Accusations of sexual misconduct throw Franken into a political minefield
WASHINGTON — On Thursday morning, Nov. 16, radio personality Leeann Tweeden became the latest woman to allege inappropriate sexual conduct by a powerful man, describing a 2006 incident in which she says that Sen. Al Franken, D-Minn., kissed and groped her without her consent.
Franken's office quickly released a statement playing down the accusation, which occurred before he was in office, but the timing is politically fraught for the senator. The Alabama Senate race has been roiled by accusations of sexual misconduct involving underage girls against the Republican nominee; accusations against other prominent celebrities have inspired a broad backlash — particularly on the political left. Even allegations made against Bill Clinton during his presidency have been resurrected, thanks to the cultural moment.
It's fair to ask, then, what the political repercussions might be for Franken.
Could there be an effort to expel him? After allegations emerged involving Roy Moore, the Alabama Republican, members of his own party levied an unusual threat: Were he to win election, he would face an immediate effort to expel him from the Senate.
The Senate can expel any member that it wants for whatever reason it wishes — but it doesn't do so often or lightly. The last senator to face an expulsion effort was John Ensign of Nevada, who resigned in 2011 before the process was completed. The last senator to actually be expelled was Jesse Bright from Indiana, ousted in 1862 for sympathizing with the Confederacy.
This seems like an unlikely turn of events, but Republicans will probably be eager to position Franken's behavior against Moore's. If they were willing to kick out Moore for inappropriate behavior — behavior that, as of this writing, relies largely on verbal allegations — then why should they not seek the same punishment for a Democrat? That effort would go through the Senate Ethics Committee. On Thursday morning, Senate Majority Leader Mitch McConnell reportedly requested that the committee begin a probe.
Could Franken resign?
A more likely outcome would be that Franken decides to resign.
As of this writing, this still seems fairly unlikely; Franken's initial statement seems to indicate that he hopes to weather the storm. But just as there will be pressure on him from Republicans, there will also be members of his own party who'd prefer not to have to defend him against his allegations while excoriating Moore — and President Donald Trump, who also faces multiple accusations of sexual misconduct. Does Senate Minority Leader Chuck Schumer want to have to rail against Moore and Trump knowing full well that the immediate response will be, "Then why didn't you do anything about Franken?"

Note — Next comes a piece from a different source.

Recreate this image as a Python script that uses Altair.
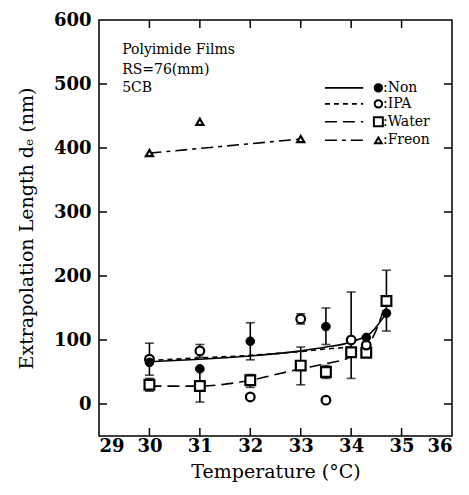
import altair as alt
import pandas as pd

FONT = "DejaVu Serif"

# ---- data ----
non_x = [30, 31, 32, 33.5, 34.3, 34.7]
non_y = [65, 55, 98, 121, 104, 142]
ipa_x = [30, 31, 32, 33, 33.5, 34, 34.3]
ipa_y = [70, 83, 11, 133, 6, 100, 92]
water_x = [30, 31, 32, 33, 33.5, 34, 34.3, 34.7]
water_y = [30, 28, 37, 60, 50, 81, 80, 161]
freon_x = [30, 31, 33]
freon_y = [392, 441, 414]

# error bars
err_x = [30, 30, 31, 31, 32, 32, 33, 33, 33.5, 33.5, 34, 34.7]
err_lo = [45, 20, 73, 3, 69, 26, 30, 125, 93, 40, 40, 114]
err_hi = [95, 40, 93, 53, 127, 46, 89, 141, 150, 60, 175, 209]

# fitted curves
non_fit_x = [30, 31, 32, 33, 33.5, 34, 34.4, 34.7]
non_fit_y = [66, 70, 75, 83, 89, 97, 112, 142]
ipa_fit_x = [30, 31, 32, 33, 33.5, 34]
ipa_fit_y = [68, 72, 76, 82, 86, 89]
water_fit_x = [30, 31, 31.5, 32, 32.5, 33, 33.5, 34, 34.4, 34.7]
water_fit_y = [28, 28, 31, 37, 46, 55, 63, 74, 100, 160]
freon_fit_x = [30, 33]
freon_fit_y = [392, 414]

x_ticks = [29, 30, 31, 32, 33, 34, 35, 36]
y_ticks = [0, 100, 200, 300, 400, 500, 600]
x_inner_ticks = [30, 31, 32, 33, 34, 35]
y_inner_ticks = [0, 100, 200, 300, 400, 500]

legend_labels = [":Non", ":IPA", ":Water", ":Freon"]
legend_y = [494, 469, 441, 412]
annot_lines = ["Polyimide Films", "RS=76(mm)", "5CB"]
annot_y = [553, 522, 494]

W, H = 353, 416

xs = alt.Scale(domain=[29, 36], nice=False, zero=False)
ys = alt.Scale(domain=[-50, 600], nice=False, zero=False)

X = lambda f="x": alt.X(f"{f}:Q", scale=xs, title="Temperature (°C)",
                        axis=alt.Axis(values=x_ticks, format="d"))
Y = lambda f="y": alt.Y(f"{f}:Q", scale=ys, title="Extrapolation Length dₑ (nm)",
                        axis=alt.Axis(values=y_ticks, format="d"))

def df(x, y):
    return pd.DataFrame({"x": x, "y": y})

def curve(x, y, dash):
    kw = dict(color="black", strokeWidth=1.6, interpolate="monotone")
    if dash:
        kw["strokeDash"] = dash
    return alt.Chart(df(x, y)).mark_line(**kw).encode(x=X(), y=Y())

layers = []
# curves
layers.append(curve(non_fit_x, non_fit_y, None))
layers.append(curve(ipa_fit_x, ipa_fit_y, [5, 4]))
layers.append(curve(water_fit_x, water_fit_y, [12, 6]))
layers.append(curve(freon_fit_x, freon_fit_y, [12, 5, 4, 5]))

# error bars
err_df = pd.DataFrame({"x": err_x, "lo": err_lo, "hi": err_hi})
layers.append(alt.Chart(err_df).mark_rule(color="black", strokeWidth=1.6).encode(
    x=X(), y=Y("lo"), y2="hi:Q"))
layers.append(alt.Chart(err_df).mark_tick(color="black", thickness=1.6, size=9, orient="horizontal").encode(
    x=X(), y=Y("lo")))
layers.append(alt.Chart(err_df).mark_tick(color="black", thickness=1.6, size=9, orient="horizontal").encode(
    x=X(), y=Y("hi")))

# points
layers.append(alt.Chart(df(water_x, water_y)).mark_point(
    shape="square", size=95, filled=True, fill="white", stroke="black", strokeWidth=2.2, opacity=1
).encode(x=X(), y=Y()))
layers.append(alt.Chart(df(ipa_x, ipa_y)).mark_point(
    shape="circle", size=75, filled=True, fill="white", stroke="black", strokeWidth=2.2, opacity=1
).encode(x=X(), y=Y()))
layers.append(alt.Chart(df(non_x, non_y)).mark_point(
    shape="circle", size=75, filled=True, fill="black", stroke="black", strokeWidth=1, opacity=1
).encode(x=X(), y=Y()))
layers.append(alt.Chart(df(freon_x, freon_y)).mark_point(
    shape="triangle-up", size=50, filled=True, fill="white", stroke="black", strokeWidth=2.2, opacity=1
).encode(x=X(), y=Y()))

# inward ticks
xt = pd.DataFrame({"x": x_inner_ticks})
yt = pd.DataFrame({"y": y_inner_ticks})
layers.append(alt.Chart(xt).mark_rule(color="black", strokeWidth=1.5).encode(
    x=X(), y=alt.value(H), y2=alt.value(H - 8)))
layers.append(alt.Chart(xt).mark_rule(color="black", strokeWidth=1.5).encode(
    x=X(), y=alt.value(0), y2=alt.value(8)))
layers.append(alt.Chart(yt).mark_rule(color="black", strokeWidth=1.5).encode(
    y=Y(), x=alt.value(0), x2=alt.value(8)))
layers.append(alt.Chart(yt).mark_rule(color="black", strokeWidth=1.5).encode(
    y=Y(), x=alt.value(W), x2=alt.value(W - 8)))

# legend
leg = pd.DataFrame({"label": legend_labels, "y": legend_y,
                    "x0": [33.48] * 4, "x1": [34.24] * 4,
                    "mx": [34.54] * 4, "tx": [34.63] * 4})
dashes = [None, [5, 4], [12, 6], [12, 5, 4, 5]]
for i in range(4):
    row = leg.iloc[[i]]
    kw = dict(color="black", strokeWidth=1.6)
    if dashes[i]:
        kw["strokeDash"] = dashes[i]
    layers.append(alt.Chart(row).mark_rule(**kw).encode(x=X("x0"), x2="x1:Q", y=Y()))
shapes = ["circle", "circle", "square", "triangle-up"]
fills = ["black", "white", "white", "white"]
sizes = [55, 55, 80, 45]
for i in range(4):
    row = leg.iloc[[i]]
    layers.append(alt.Chart(row).mark_point(
        shape=shapes[i], size=sizes[i], filled=True, fill=fills[i], stroke="black",
        strokeWidth=2, opacity=1).encode(x=X("mx"), y=Y()))
layers.append(alt.Chart(leg).mark_text(
    align="left", baseline="middle", font=FONT, fontSize=14, color="black"
).encode(x=X("tx"), y=Y(), text="label:N"))

# annotation
ann = pd.DataFrame({"t": annot_lines, "y": annot_y, "x": [29.46] * 3})
layers.append(alt.Chart(ann).mark_text(
    align="left", baseline="middle", font=FONT, fontSize=14, color="black"
).encode(x=X(), y=Y(), text="t:N"))

chart = alt.layer(*layers).properties(
    width=W, height=H,
    autosize=alt.AutoSizeParams(type="none"),
    padding={"left": 91, "top": 12, "right": 8, "bottom": 55},
).configure_view(stroke="black", strokeWidth=1.5).configure_axis(
    domain=False, ticks=False, grid=False,
    labelFont=FONT, labelFontSize=18, labelFontWeight="bold", labelColor="black",
    titleFont=FONT, titleFontSize=19, titleFontWeight="normal", titleColor="black",
).configure_axisX(labelPadding=1, titlePadding=7).configure_axisY(labelPadding=8, titlePadding=17)

chart.save("out.html", embed_options={"renderer": "svg", "actions": False})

After all, it's not like Democrats would lose the seat.
Should Franken resign, the process to replace him goes like this:
• Since it's more than six weeks before the primary for that Senate seat, the governor of the state will appoint someone to fill the vacancy.
• Franken's not up for reelection until 2020, so there would be an election in 2018 to find someone to fill out the rest of his term.
• In 2020, the winner of that election would stand for reelection, if he or she chose to.
The governor of Minnesota is Mark Dayton, who served in the Senate from 2001 to 2007. He's a staunch Democrat and would presumably appoint a Democrat to fill Franken's seat.
The outcome of a 2018 special election isn't entirely certain, but, unlike neighboring states, Democrats in Minnesota weathered the Trump surge last year to hand its electoral votes to Hillary Clinton by a narrow margin. Sen. Amy Klobuchar, Franken's peer, is also on the ballot; her seat is rated by the Cook Political Report as "solid Democratic." An off-year election might normally be disadvantageous to the Democrats, but 2018 is shaping up to be a strong year for the party nationally because of the deep unpopularity of the president.
Three of Franken's colleagues, Sens. Tammy Duckworth, D-Ill., Kirsten Gillibrand, D-N.Y., and Tim Kaine, D-Va., have expressed initial support for a Senate investigation. In a new statement, Franken himself supported that idea.
Clearly, the Democrats would rather not have to take the risk of putting Franken's seat up for grabs, no matter how safe it might seem. But it's not like Schumer would be losing a seat in a state with a Republican governor who voted for Trump in 2016. Franken could step down and allow his colleagues to save face.
As of this writing, this entire situation is about three hours old. Franken might well weather these allegations, just as Moore has shown no inclination to step away from his race to join the Senate. But there will be a lot of pressure from both Democrats and Republicans to use Franken as a counterweight to the Moore and Trump allegations, and given the relative safety for Democrats of booting him from office, that might mean he's more at risk than one might otherwise expect.
Pushing for Franken's ouster might even be politically popular among Democrats, considering the extent to which progressive voters have called for accountability on similar allegations against others.